The US and Canada endured a historic economic downturn. The two neighbours faced a once-in-a-century global health pandemic. Washington and Ottawa broke the budget to cushion the economic blows from the COVID-19 public health crisis. Despite these factors, the US and Canadian housing market were both red hot in 2020 – and real estate experts anticipate comparable growth in 2021.

But is one real estate market more affordable than the other? This can be a challenging question to answer, since the two nations have unique tax policies, cultural nuances, inventories, financial products (mortgage-backed securities, for example), economic conditions, and a myriad of other crucial differences. These elements can impact the cost of owning a semi-detached property in a rural community or a two-bedroom condominium in a major urban centre.

The other factor has been the exchange rate between the US dollar and the loonie. Despite soaring at the height of the coronavirus pandemic, the US dollar has come back down to earth, and the loonie has stabilized in recent months. Today, there is about a 20-per-cent gap in the USD/CAD currency pair, so that needs to be considered when comparing affordability across national housing markets.

Overall, the US and Canadian real estate markets have been one of the bright spots in a year otherwise mired in destitution and despair. But let’s compare affordability and the broader performance of the hottest and coolest housing markets in Canada and the US.

An Affordability Comparison Between the US and Canadian Housing Market

In order to judge affordability, you need to compare the biggest and cheapest markets in the United States and Canada. In this case, Canada’s most expensive market is Vancouver and America’s most exorbitant real estate area is San Francisco – both west-coast urban centres.

The average benchmark price of a home in Metro Vancouver is $1.06 million, which requires an annual income of around $160,000. The median listing price for a San Francisco home is $1.3 million, demanding an annual income of more than $300,000.

Now, what about the cheapest housing markets among city centres?

In Canada, the total average sale price of a home in Regina, Saskatchewan is around $300,000. South of the border, the most affordable real estate market in a metropolis is Detroit, Michigan with the median listing price at $70,000. In each market, there is a gap in how much annual income you need. In Detroit, an income of around $20,000 would suffice. In Regina, it would be about $50,000.

Canada Outpaces US Since Great Recession

Since the second quarter of 2006, Canadian real estate prices have skyrocketed compared to the US housing sector. According to the US Federal Reserve, an inflation-adjusted index of Canadian real estate prices compared to the US highlights a chasm over the last 15 years.
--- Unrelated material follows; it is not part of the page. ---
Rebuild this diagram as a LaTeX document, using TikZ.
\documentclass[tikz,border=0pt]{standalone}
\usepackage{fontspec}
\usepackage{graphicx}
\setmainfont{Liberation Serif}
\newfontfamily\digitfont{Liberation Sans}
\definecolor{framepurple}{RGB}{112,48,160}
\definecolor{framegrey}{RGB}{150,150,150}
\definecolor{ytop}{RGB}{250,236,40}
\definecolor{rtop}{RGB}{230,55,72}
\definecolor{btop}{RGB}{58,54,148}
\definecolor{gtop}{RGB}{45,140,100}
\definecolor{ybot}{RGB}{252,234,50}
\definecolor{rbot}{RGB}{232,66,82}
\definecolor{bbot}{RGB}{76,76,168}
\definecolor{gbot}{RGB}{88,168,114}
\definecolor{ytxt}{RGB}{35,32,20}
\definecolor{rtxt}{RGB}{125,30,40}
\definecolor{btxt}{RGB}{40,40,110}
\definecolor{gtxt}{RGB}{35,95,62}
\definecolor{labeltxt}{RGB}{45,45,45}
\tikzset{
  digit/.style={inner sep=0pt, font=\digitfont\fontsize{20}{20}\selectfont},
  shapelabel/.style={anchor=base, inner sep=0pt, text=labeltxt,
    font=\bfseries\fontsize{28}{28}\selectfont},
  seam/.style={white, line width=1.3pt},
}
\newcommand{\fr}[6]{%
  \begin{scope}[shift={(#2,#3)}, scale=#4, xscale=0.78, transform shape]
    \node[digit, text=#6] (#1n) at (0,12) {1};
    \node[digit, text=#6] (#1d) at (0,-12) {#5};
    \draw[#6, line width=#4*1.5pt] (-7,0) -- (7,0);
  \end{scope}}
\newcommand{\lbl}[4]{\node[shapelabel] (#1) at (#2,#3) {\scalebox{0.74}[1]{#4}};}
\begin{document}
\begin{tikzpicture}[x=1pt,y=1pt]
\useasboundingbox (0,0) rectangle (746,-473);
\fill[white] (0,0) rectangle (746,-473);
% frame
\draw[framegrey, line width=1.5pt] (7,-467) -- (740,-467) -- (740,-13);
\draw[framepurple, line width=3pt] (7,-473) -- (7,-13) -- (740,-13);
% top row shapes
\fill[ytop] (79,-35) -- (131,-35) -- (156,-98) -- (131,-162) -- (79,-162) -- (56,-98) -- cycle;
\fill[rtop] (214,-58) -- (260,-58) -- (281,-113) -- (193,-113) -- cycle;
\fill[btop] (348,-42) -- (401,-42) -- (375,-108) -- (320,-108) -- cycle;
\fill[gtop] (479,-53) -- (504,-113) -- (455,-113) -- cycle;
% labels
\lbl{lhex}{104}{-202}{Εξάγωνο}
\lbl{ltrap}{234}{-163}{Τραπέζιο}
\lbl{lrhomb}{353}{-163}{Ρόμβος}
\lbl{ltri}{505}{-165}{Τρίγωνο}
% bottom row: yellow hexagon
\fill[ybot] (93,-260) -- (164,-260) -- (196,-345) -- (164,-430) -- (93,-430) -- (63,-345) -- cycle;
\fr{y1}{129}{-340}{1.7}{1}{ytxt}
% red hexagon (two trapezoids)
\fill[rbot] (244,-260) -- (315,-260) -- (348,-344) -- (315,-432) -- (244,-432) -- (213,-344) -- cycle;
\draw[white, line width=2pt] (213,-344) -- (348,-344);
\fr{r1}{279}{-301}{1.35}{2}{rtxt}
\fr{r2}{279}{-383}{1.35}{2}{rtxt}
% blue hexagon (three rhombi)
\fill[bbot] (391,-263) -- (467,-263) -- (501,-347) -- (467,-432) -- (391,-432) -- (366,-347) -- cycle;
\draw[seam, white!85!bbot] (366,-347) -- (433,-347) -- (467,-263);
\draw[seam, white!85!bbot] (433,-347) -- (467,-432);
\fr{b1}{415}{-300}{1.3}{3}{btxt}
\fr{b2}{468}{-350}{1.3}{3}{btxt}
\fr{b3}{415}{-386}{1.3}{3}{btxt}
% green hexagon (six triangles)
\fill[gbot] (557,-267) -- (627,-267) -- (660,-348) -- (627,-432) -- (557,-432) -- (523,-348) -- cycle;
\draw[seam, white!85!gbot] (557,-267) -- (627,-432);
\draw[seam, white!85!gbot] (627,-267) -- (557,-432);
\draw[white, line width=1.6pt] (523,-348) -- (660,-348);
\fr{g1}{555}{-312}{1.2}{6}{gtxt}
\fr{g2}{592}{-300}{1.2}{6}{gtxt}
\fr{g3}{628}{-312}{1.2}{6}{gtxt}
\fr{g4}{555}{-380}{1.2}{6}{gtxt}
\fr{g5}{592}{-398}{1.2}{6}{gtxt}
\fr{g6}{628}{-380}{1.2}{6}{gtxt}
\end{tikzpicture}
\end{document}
In the first quarter of 2020, Canadian real estate prices advanced 29 times the rate of American home prices. This was attributed to the diverse array of fiscal and monetary policies employed by Ottawa since the Great Recession.

Although Washington has also employed various measures to facilitate home ownership, these efforts are still outweighed by public policymakers north of the border. These interventions have contributed to the rapidly advancing Canadian real estate prices.

Will US Politics Alter the Canadian Housing Market?

The US is coming off a raucous election cycle. Former Vice President Joe Biden was declared the winner, and his administration will preside over a Democrat-controlled Congress and a Republican-controlled Senate. Since the two economies are interconnected in many ways, anything that happens politically can have lasting consequences in Canada.

Canada has long been a desired nation for many homebuyers south of the border, and this has had a substantial impact on the housing sector. Of course, the coronavirus pandemic changed immigration protocols, but once conditions normalize, Canada could benefit from an injection of immigrants with capital – both American, and from overseas.

Border closures could certainly impact Canada’s housing market, “but I’m not sure that this is going to be a long-term effect in Canada,” said Christopher Alexander, Chief Strategy Officer and Executive Vice President at RE/MAX of Ontario-Atlantic Canada, in a recent interview on BNN. “We’re continuing to attract people. Yes, travel has been restricted and it’s been more difficult to move freely around the world, but as the United States continues to get stricter on its immigration rules, Canada is going to become even more appealing. While 2020’s [immigration] numbers are way down, we expect that once travel resumes and people can move freely, that number will tick back up again.”

America’s loss is Canada’s gain?

Real Estate in 2021

As the global economy recovers, real estate experts anticipate surging housing prices in 2021 (and beyond) within both of these North American nations. All the factors support this hypothesis, from record-low interest rates to pent-up demand, and a broader economic recovery. The other factor that is not often discussed is the substantial increase in savings accumulated during the lockdowns and restrictions, to the tune of tens of billions of dollars in a year, which could be unleashed onto the economy and in the real estate market. This could be the difference-maker between a hot housing sector and a red-hot one.